===== Given records
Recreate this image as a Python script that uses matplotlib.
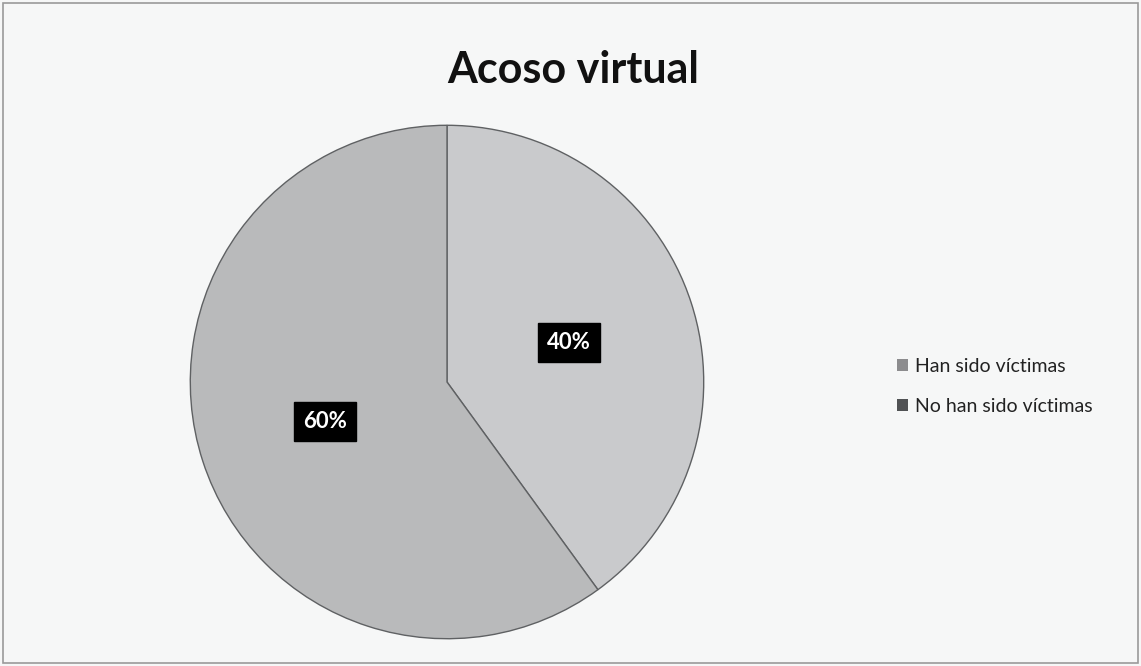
import matplotlib.pyplot as plt
from matplotlib.patches import Patch, Rectangle

# Chart data
categories = ["Han sido víctimas", "No han sido víctimas"]
values = [40, 60]
slice_colors = ["#c9cacc", "#b9babb"]
legend_colors = ["#8c8c8e", "#505254"]

plt.rcParams["font.family"] = ["Lato", "DejaVu Sans"]

fig = plt.figure(figsize=(11.41, 6.66), dpi=100)
fig.patch.set_facecolor("#f6f7f7")

# thin frame around the chart area
fig.patches.append(Rectangle((0.003, 0.004), 0.994, 0.992, transform=fig.transFigure,
                             fill=False, edgecolor="#9a9a9a", linewidth=1.2))

ax = fig.add_axes([189 / 1141, 26 / 666, 516 / 1141, 516 / 666])
wedges, texts, autotexts = ax.pie(
    values,
    colors=slice_colors,
    startangle=90,
    counterclock=False,
    autopct="%d%%",
    pctdistance=0.5,
    wedgeprops=dict(edgecolor="#5f6163", linewidth=1.0),
    textprops=dict(color="white", fontsize=16, fontweight="bold"),
)
for t in autotexts:
    t.set_bbox(dict(facecolor="black", edgecolor="black", boxstyle="square,pad=0.4"))
ax.set_xlim(-1.005, 1.005)
ax.set_ylim(-1.005, 1.005)
ax.set_aspect("equal")

fig.text(0.502, 0.895, "Acoso virtual", ha="center", va="center",
         fontsize=31, fontweight="bold", color="#111111")

handles = [Patch(facecolor=c, edgecolor="none") for c in legend_colors]
fig.legend(handles, categories, loc="center left", bbox_to_anchor=(0.771, 0.420),
           frameon=False, fontsize=14, handlelength=0.55, handleheight=0.55,
           handletextpad=0.35, labelspacing=1.2, labelcolor="#222222")

fig.savefig("out.png", dpi=100, facecolor=fig.get_facecolor())
plt.close(fig)
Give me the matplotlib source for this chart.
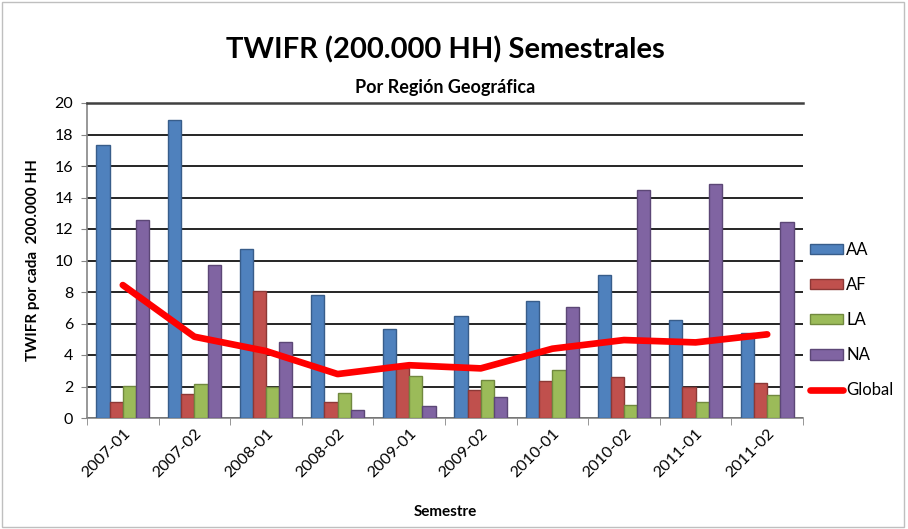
import numpy as np
import matplotlib
matplotlib.use('Agg')
import matplotlib.pyplot as plt
from matplotlib.patches import Rectangle

plt.rcParams['font.family'] = ['Lato', 'DejaVu Sans']

semestres = ['2007-01', '2007-02', '2008-01', '2008-02', '2009-01',
             '2009-02', '2010-01', '2010-02', '2011-01', '2011-02']
aa = [17.35, 18.95, 10.7, 7.8, 5.65, 6.5, 7.43, 9.08, 6.2, 5.38]
af = [1.04, 1.5, 8.06, 1.04, 3.2, 1.78, 2.35, 2.6, 1.95, 2.22]
la = [2.03, 2.14, 1.95, 1.57, 2.69, 2.41, 3.07, 0.83, 1.04, 1.48]
na = [12.6, 9.73, 4.8, 0.49, 0.74, 1.31, 7.07, 14.48, 14.83, 12.44]
glob = [8.44, 5.16, 4.25, 2.79, 3.35, 3.15, 4.4, 4.95, 4.8, 5.31]

series = [('AA', aa, '#4F81BD', '#385D8A'),
          ('AF', af, '#C0504D', '#8C3836'),
          ('LA', la, '#9BBB59', '#71893F'),
          ('NA', na, '#8064A2', '#5C4776')]

fig = plt.figure(figsize=(9.08, 5.29), dpi=100)
ax = fig.add_axes([87 / 908, 1 - 418 / 529, 716 / 908, 315 / 529])

x = np.arange(len(semestres))
w = 0.185
handles = []
for k, (name, vals, fc, ec) in enumerate(series):
    b = ax.bar(x + (k - 1.5) * w, vals, width=w, color=fc, edgecolor=ec,
               linewidth=1.0, label=name, zorder=3)
    handles.append(b)
ln, = ax.plot(x, glob, color='#FF0000', linewidth=4.8, solid_capstyle='round',
              solid_joinstyle='round', label='Global', zorder=4)
handles.append(ln)

ax.set_xlim(-0.5, len(semestres) - 0.5)
ax.set_ylim(0, 20)
ax.set_yticks(range(0, 21, 2))
ax.yaxis.grid(True, color='black', linewidth=1.2, zorder=0)
ax.set_axisbelow(True)
ax.tick_params(axis='y', labelsize=11.5, length=4, color='#868686', pad=6)
ax.set_xticks(x)
ax.set_xticklabels(semestres, rotation=45, ha='right', rotation_mode='anchor',
                   fontsize=11.5)
ax.tick_params(axis='x', length=0, pad=6)
ax.set_xticks(np.arange(-0.5, len(semestres), 1), minor=True)
ax.tick_params(axis='x', which='minor', length=5, color='#868686')

for s in ['left', 'bottom']:
    ax.spines[s].set_color('#868686')
    ax.spines[s].set_linewidth(1.2)
ax.spines['right'].set_visible(False)
ax.spines['top'].set_color('#404040')
ax.spines['top'].set_linewidth(1.8)

ax.set_ylabel('TWIFR por cada  200.000 HH', fontsize=11, fontweight='bold',
              labelpad=10)
ax.set_xlabel('Semestre', fontsize=11, fontweight='bold', labelpad=18)

fig.text(0.5 * (87 + 803) / 908, 1 - 50 / 529, 'TWIFR (200.000 HH) Semestrales',
         ha='center', va='center', fontsize=21, fontweight='bold')
fig.text(0.5 * (87 + 803) / 908, 1 - 87 / 529, 'Por Región Geográfica',
         ha='center', va='center', fontsize=13, fontweight='bold')

fig.legend(handles=handles, labels=['AA', 'AF', 'LA', 'NA', 'Global'],
           loc='center left', bbox_to_anchor=(803 / 908, 1 - 320 / 529),
           frameon=False, fontsize=12, handlelength=2.0, handleheight=0.6,
           labelspacing=1.15, handletextpad=0.2, borderaxespad=0.0)

fig.patches.append(Rectangle((0.002, 0.003), 0.994, 0.994,
                             transform=fig.transFigure, fill=False,
                             edgecolor='#BFBFBF', linewidth=1.0))

fig.savefig('out.png', dpi=100)
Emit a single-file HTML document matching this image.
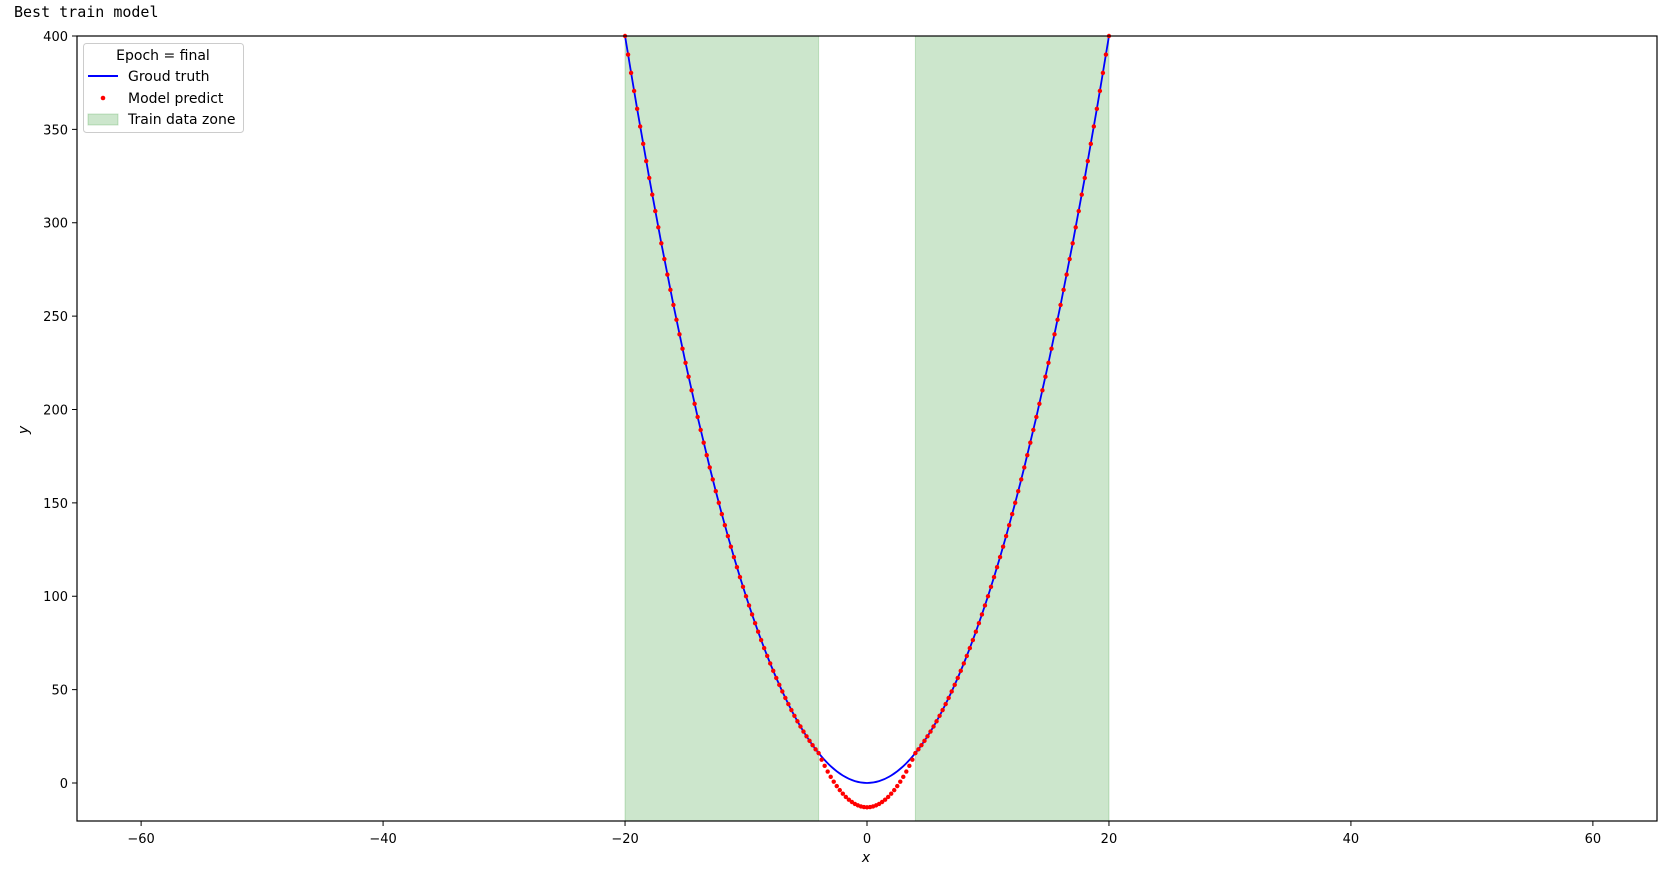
==========
Written request
Look above for the line with "Give me the matplotlib source for this chart." and the line with "plt.rcParams['font.family'] = ['Lato', 'DejaVu"; set down those two lines and all lines between them exactly, without pictures and without anything else.

Exercise answer
Give me the matplotlib source for this chart.
import numpy as np
import matplotlib
matplotlib.use('Agg')
import matplotlib.pyplot as plt
from matplotlib.patches import Rectangle

plt.rcParams['font.family'] = ['Lato', 'DejaVu Sans']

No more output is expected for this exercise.